- The White House updated its forecast for CPI inflation from 3.0% to 3.3% for 2023 and 2.5% from 2.3% for 2024.
- Back in March, the White House stated that the 2.3% CPI-U target was consistent with the Federal Reserve’s 2.0% PCE target.
- Crypto has been observing favorable development from US lawmakers, with Congressman Patrick McHenry calling Bitcoin a "financial revolution."
The United States has been noting a cooldown in the Consumer Price Index (CPI) for a while now. And while expectations for a downturn in inflation have been expected from the central bank in the coming months, the government seems to be of a different opinion.

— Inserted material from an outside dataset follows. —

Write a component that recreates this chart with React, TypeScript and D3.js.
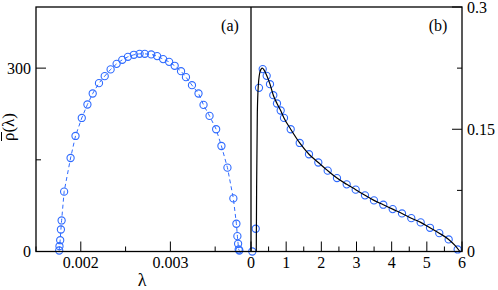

Read more - US new bills could make DeFi protocol investors responsible, aim to fight crypto-facilitated crime
White House ups CPI inflation forecast
The White House put out its forecast for the Consumer Price Index for all Urban Consumers (CPI-U) for the fourth quarter-over-fourth quarter earlier this March. Back then, the Biden administration was of the opinion that inflation for 2023 would stand at 3.0% while the same would come down to 2.3% in 2024.
However, following the recent banking crisis and the Federal Reserve raising the interest rate target to a 22-year high of 5.25% - 5.50%, their opinion seems to have changed. According to reports, the White House is now forecasting inflation to rise to 3.3% in 2023 and 2.5% in 2024.
The reason why this is concerning for the economy is that the 2.3 percent CPI-U inflation rate is said to be consistent with the Federal Reserve’s 2.0 Personal Consumption Expenditures (PCE) Price Index. Thus whether an increase in the CPI-U also means that the Federal Reserve would raise its PCE target is concerning.
Although time and again, the central bank has stated that it is committed to bringing down the inflation to its 2% target, the timeline it gave was for 2025. This leaves the 2024 target at a potentially higher rate than 2%.
Annual CPI for the month of July 2023 rose by 3% year on year, bringing it down from the peak of 9.1% in November 2022.
CPI inflation annual change
But while an increase in inflation could be dangerous for the US Dollar Index, it may prove to be beneficial for Bitcoin, which has been observing a lot of support of late.
Lawmakers in the country have been supporting the development of rules and regulations for the crypto market. As a matter of fact, earlier this week, the House Financial Services Committee passed the bill protecting right to self-custody Bitcoin and other cryptocurrencies. Cited as the “Keep Your Coins Act of 2023”, the bill prohibits Federal agencies from restricting people from using or holding crypto assets.
Furthemore, the positive sentiment is also reflected in the perspective of lawmakers beyond bills and regulations. An example of the same lies in US Congressman Patrick McHenry’s words who stated that Bitcoin is a "financial revolution., adding,
“Terms like cryptocurrency, blockchain technology, and the digital asset ecosystem are now part of the everyday lexicon for millions of Americans and people around the world… This is a software revolution and a financial revolution if done correctly.”
Bitcoin price recently has been struggling to sustain above the $30,000 mark after crashing in July, trading at $29,300 at the time of writing.